U.S. Attorney General Loretta Lynch (135561)

Loretta E. Lynch, 55, may soon make history. She will be the 83rd U.S. attorney general if and when she is confirmed. Lynch knew she was placing herself in the crosshairs of a political battle. With little time and a long docket, she must prove herself in the midst of a storm.

As the first African-American woman, second African-American and second woman to hold the office of U.S. attorney general, she will have to navigate allegations of race-based police killings as well as cybercrimes, immigration, terrorist threats, voting rights, Wall Street, Islamic State and Guantanamo Bay, all while under the scrutiny of a Republican-controlled Congress and conservative-led U.S. Supreme Court.

Jan. 28, Lynch was questioned about her intentions should she become U.S. attorney general. However, it was Eric Holder, not Lynch, at the forefront of the minds of members of the Republican-controlled Senate Judiciary Committee. At one point, questioning of Lynch was more a criticism of Holder, who resigned after six contentious years, than concerns about Lynch’s qualifications.

Holder, 56, is an outspoken champion of racial justice, immigration, same-sex marriage and reforms on Wall Street. He is married to the sister of the late Vivian Malone, who desegregated the University of Alabama. Holder, who described himself as President Barack Obama’s “wingman,” used the attorney general’s office to address social justice issues, such as the police killing of unarmed civilians that ignited protests nationwide and brought America international rebukes.

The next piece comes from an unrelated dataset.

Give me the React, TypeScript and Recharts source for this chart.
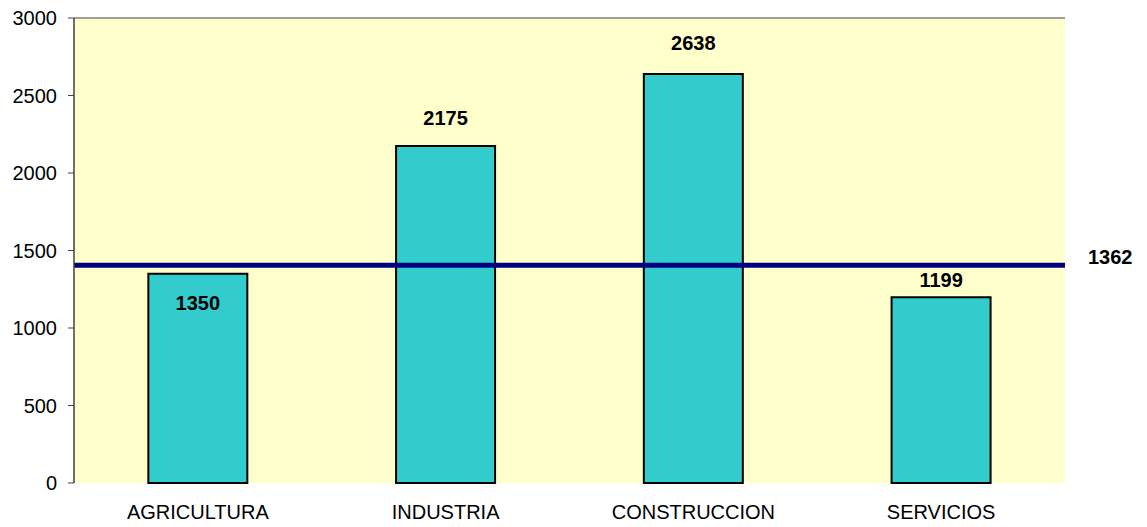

Lynch inherited Holder’s docket and controversy. At her hearing, Sen. Ted Cruz (R-Texas), now a candidate for president, peppered Lynch about her position on immigration, because of Holder’s support of Obama’s Dream Act, which gives amnesty to illegal immigrants. Lynch agreed with executive amnesty. With great poise, this daughter of a librarian and a Baptist minister, with one brother a Navy SEAL and the other a minister, refused to back down with Cruz.

At that January hearing, senators questioned whether Lynch believed water-boarding was torture. She does. Whether she supported the legalization of marijuana. No, she does not agree with Obama on this issue. Whether she would continue the NSA program of terror surveillance. Yes, she believes it is an effective tool.

In her opening statement, Lynch said, “Protecting the American people from terrorism must be the primary mission of today’s Department of Justice.”

“I see a combination of steel and velvet,” remarked Sen. Diane Feinstein (D-Calif.), at that January hearing. Lynch is diminutive, standing approximately 5 feet tall. Her Southern graciousness—she is a native of Greensborough, N.C.—combined with a determined spirit will certainly be beneficial in this political maelstrom that is Capitol Hill. The Judiciary Committee voted 12-8 in her favor in January. But the full Senate vote has been stalled.

After graduating from Harvard College and Harvard Law School, Lynch worked in private practice as a partner in a major law firm but returned to public service. She entered the U.S. attorney’s office in New York and rose up through the ranks in the Eastern District of New York and was twice confirmed by the U.S. Senate to be U.S. attorney for the Eastern District, which covers Queens, Brooklyn, Staten Island and Long Island.

Although she is responsible for such cases as the 2014 indictment of Republican Michael Grimm, the Staten Island congressman who later resigned, Lynch has remained out of the national limelight. Lynch has served as a special prosecutor at the International Criminal Tribunal for Rwanda, prosecuting their genocide cases. In 1999, she prosecuted police officers responsible for the brutal attack on Abner Louima.

The Judiciary Committee approved her nomination Feb. 26. But the process stalled again. It has taken more than five months altogether to bring Lynch’s nomination to the Senate floor for a full vote. Pamela Meanes, president of the National Bar Association, drafted a “cease and desist” order to Senate Majority Leader Mitch McConnell, who is blamed for the delay. Obama called this historic delay “embarrassing.” Partisan division over an abortion-related provision in an anti-sex trafficking bill was finally resolved.

But now, with less than two years left in the Obama administration, Lynch has little time for new initiatives. And extending the legacy of Holder will certainly raise further opposition from Republicans. Differentiating herself from Holder was a key point made by Republicans and some Democratic senators. When asked if she was just like Holder, Lynch calmly responded, “I am not Eric Holder. I am Loretta Lynch.”

Now that she has entered the national stage, America will soon find out how Attorney General Loretta Lynch will address the nation’s diverse concerns. If her past record is any indication, it will be with grace and tenacity.